>> Start Excerpted records

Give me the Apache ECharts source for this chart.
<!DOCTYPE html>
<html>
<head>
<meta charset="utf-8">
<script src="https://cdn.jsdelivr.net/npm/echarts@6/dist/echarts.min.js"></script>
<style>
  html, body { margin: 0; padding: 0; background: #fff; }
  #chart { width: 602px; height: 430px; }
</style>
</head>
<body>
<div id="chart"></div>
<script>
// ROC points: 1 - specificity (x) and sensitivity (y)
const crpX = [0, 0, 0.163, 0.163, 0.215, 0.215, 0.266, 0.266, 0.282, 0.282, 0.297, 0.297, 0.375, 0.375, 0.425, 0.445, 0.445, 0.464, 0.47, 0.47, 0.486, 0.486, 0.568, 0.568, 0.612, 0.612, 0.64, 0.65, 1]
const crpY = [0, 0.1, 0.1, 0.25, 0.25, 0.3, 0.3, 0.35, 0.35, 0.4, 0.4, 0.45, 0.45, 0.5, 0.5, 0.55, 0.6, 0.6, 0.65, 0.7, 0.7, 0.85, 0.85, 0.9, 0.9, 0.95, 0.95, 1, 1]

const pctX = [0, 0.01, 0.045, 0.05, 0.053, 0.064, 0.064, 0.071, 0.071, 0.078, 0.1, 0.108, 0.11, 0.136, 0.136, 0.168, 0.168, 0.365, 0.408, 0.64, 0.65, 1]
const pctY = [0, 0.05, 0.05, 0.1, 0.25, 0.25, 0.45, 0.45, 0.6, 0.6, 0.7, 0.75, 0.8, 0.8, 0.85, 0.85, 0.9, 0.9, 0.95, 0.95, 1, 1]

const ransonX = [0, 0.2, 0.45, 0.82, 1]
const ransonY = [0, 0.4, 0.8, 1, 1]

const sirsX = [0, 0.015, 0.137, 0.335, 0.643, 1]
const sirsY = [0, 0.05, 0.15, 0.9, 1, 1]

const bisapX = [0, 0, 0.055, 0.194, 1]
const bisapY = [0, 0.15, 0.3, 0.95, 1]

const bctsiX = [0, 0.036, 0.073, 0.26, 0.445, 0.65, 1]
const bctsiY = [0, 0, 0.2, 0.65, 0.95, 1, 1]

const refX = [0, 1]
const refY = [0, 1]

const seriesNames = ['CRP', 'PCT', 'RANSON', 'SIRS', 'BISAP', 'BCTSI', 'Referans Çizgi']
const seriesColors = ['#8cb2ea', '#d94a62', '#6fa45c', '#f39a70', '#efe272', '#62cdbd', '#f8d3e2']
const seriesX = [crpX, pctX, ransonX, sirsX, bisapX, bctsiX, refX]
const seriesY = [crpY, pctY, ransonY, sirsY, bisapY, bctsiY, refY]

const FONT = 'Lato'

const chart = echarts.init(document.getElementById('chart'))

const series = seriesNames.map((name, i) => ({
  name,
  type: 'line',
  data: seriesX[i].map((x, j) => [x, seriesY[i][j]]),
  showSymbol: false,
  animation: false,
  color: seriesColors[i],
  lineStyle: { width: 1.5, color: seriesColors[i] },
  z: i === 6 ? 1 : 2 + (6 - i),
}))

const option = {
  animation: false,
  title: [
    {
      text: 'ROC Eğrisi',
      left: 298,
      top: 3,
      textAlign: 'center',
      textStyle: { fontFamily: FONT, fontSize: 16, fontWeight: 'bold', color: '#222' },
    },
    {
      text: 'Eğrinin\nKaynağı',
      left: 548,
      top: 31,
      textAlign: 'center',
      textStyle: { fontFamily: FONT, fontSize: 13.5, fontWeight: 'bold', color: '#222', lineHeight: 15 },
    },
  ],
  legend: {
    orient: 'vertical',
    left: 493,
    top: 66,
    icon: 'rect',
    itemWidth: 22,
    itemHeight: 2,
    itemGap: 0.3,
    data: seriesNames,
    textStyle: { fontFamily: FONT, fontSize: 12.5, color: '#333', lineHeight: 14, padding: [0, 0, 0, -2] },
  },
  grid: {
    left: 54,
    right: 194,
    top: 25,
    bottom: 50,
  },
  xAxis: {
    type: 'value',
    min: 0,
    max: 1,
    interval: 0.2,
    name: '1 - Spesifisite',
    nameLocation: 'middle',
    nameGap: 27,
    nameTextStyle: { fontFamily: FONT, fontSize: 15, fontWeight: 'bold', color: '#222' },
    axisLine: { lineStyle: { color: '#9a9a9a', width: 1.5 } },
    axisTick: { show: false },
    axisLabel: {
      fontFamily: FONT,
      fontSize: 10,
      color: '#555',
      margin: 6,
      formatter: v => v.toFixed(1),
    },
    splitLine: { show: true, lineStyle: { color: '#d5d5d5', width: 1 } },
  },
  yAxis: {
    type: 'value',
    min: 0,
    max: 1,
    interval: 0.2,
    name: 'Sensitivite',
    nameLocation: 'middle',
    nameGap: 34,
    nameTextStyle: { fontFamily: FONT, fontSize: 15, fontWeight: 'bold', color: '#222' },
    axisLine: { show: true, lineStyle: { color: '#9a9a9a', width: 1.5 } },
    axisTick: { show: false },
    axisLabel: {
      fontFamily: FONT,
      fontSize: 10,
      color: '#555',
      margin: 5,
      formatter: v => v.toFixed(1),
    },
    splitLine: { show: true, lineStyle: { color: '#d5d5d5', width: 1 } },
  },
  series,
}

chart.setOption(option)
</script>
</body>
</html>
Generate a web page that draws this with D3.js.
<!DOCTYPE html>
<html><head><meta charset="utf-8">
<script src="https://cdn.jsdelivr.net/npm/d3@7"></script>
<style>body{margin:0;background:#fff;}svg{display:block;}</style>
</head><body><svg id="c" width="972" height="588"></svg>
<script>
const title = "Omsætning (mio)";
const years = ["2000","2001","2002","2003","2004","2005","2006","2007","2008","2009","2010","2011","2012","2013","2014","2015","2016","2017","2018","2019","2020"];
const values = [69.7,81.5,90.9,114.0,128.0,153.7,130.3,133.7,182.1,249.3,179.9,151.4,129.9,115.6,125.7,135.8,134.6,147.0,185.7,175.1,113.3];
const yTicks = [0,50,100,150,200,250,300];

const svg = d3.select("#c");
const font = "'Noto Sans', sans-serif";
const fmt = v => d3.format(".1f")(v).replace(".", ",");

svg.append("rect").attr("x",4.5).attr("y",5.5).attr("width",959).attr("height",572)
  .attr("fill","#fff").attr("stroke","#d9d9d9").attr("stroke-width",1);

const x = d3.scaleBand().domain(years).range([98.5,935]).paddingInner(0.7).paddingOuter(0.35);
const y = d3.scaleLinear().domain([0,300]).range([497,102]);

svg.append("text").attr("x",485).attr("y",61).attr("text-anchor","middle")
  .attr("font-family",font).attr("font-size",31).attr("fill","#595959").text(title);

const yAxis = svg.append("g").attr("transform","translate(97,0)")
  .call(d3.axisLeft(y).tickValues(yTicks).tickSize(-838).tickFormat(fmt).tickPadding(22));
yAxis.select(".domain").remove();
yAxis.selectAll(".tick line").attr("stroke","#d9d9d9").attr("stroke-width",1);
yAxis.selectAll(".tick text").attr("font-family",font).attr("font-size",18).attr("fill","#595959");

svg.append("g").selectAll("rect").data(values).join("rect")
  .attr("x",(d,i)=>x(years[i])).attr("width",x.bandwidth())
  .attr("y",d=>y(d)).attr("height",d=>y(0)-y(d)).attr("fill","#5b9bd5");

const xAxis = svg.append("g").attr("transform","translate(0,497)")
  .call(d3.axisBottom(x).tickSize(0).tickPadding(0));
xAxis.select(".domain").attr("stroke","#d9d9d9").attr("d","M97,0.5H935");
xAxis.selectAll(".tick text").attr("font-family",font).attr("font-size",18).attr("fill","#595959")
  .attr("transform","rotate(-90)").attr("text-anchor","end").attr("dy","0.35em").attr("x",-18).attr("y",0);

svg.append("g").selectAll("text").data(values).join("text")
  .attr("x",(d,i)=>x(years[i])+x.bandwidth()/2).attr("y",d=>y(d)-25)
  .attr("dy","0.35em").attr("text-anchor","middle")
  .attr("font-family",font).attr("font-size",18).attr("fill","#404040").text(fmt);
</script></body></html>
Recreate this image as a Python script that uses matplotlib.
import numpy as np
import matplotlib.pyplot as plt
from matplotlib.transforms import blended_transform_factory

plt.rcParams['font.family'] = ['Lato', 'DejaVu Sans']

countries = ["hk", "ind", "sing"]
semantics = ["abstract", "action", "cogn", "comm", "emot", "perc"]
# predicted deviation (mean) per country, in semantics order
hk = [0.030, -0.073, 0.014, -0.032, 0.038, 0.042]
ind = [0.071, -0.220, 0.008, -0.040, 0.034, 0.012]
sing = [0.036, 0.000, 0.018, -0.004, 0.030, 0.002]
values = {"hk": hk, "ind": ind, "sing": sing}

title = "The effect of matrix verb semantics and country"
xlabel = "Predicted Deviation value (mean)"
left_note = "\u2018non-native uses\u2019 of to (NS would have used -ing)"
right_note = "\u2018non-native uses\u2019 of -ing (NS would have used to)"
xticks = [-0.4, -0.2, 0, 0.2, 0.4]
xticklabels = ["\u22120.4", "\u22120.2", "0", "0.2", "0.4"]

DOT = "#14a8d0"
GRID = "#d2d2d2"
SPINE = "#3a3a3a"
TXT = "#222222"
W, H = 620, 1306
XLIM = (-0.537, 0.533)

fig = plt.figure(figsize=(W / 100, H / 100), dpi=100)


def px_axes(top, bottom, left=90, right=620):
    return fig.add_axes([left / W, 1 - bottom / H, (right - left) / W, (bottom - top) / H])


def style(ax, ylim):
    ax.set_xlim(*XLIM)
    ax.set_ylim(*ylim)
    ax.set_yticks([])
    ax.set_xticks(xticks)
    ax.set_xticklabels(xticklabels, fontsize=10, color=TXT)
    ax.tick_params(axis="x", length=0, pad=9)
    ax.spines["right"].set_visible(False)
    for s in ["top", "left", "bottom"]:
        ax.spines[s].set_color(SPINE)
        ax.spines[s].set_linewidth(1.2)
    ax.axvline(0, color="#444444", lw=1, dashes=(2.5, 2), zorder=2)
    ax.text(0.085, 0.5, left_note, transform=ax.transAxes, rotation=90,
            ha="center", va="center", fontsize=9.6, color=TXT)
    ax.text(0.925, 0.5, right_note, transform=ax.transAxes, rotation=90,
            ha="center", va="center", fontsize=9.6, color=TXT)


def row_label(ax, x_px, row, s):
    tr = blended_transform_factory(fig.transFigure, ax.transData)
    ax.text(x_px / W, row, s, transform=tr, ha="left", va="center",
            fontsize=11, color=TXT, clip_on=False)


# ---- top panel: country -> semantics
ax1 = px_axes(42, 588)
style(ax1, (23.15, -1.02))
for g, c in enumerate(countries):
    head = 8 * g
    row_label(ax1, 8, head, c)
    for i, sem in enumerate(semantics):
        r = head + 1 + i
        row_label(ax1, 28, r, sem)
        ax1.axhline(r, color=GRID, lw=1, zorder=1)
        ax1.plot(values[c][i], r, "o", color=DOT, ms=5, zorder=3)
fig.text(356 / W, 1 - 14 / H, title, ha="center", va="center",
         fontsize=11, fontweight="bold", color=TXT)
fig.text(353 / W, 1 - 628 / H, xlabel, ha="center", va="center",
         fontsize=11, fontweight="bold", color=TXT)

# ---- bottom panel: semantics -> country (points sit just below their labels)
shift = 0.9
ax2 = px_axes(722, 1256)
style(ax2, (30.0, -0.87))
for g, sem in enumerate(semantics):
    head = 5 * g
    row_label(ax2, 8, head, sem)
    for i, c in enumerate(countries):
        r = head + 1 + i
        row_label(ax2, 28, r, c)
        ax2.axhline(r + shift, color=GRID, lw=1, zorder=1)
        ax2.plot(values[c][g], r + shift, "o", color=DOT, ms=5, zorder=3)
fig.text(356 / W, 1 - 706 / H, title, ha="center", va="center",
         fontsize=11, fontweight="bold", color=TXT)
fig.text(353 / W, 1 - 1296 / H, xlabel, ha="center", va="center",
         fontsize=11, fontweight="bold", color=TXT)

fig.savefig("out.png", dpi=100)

>> End Excerpted records

> **What needs to be done**
Copy every line of the listing containing the string "that".

> **Task response**
Generate a web page that draws this with D3.js.
Recreate this image as a Python script that uses matplotlib.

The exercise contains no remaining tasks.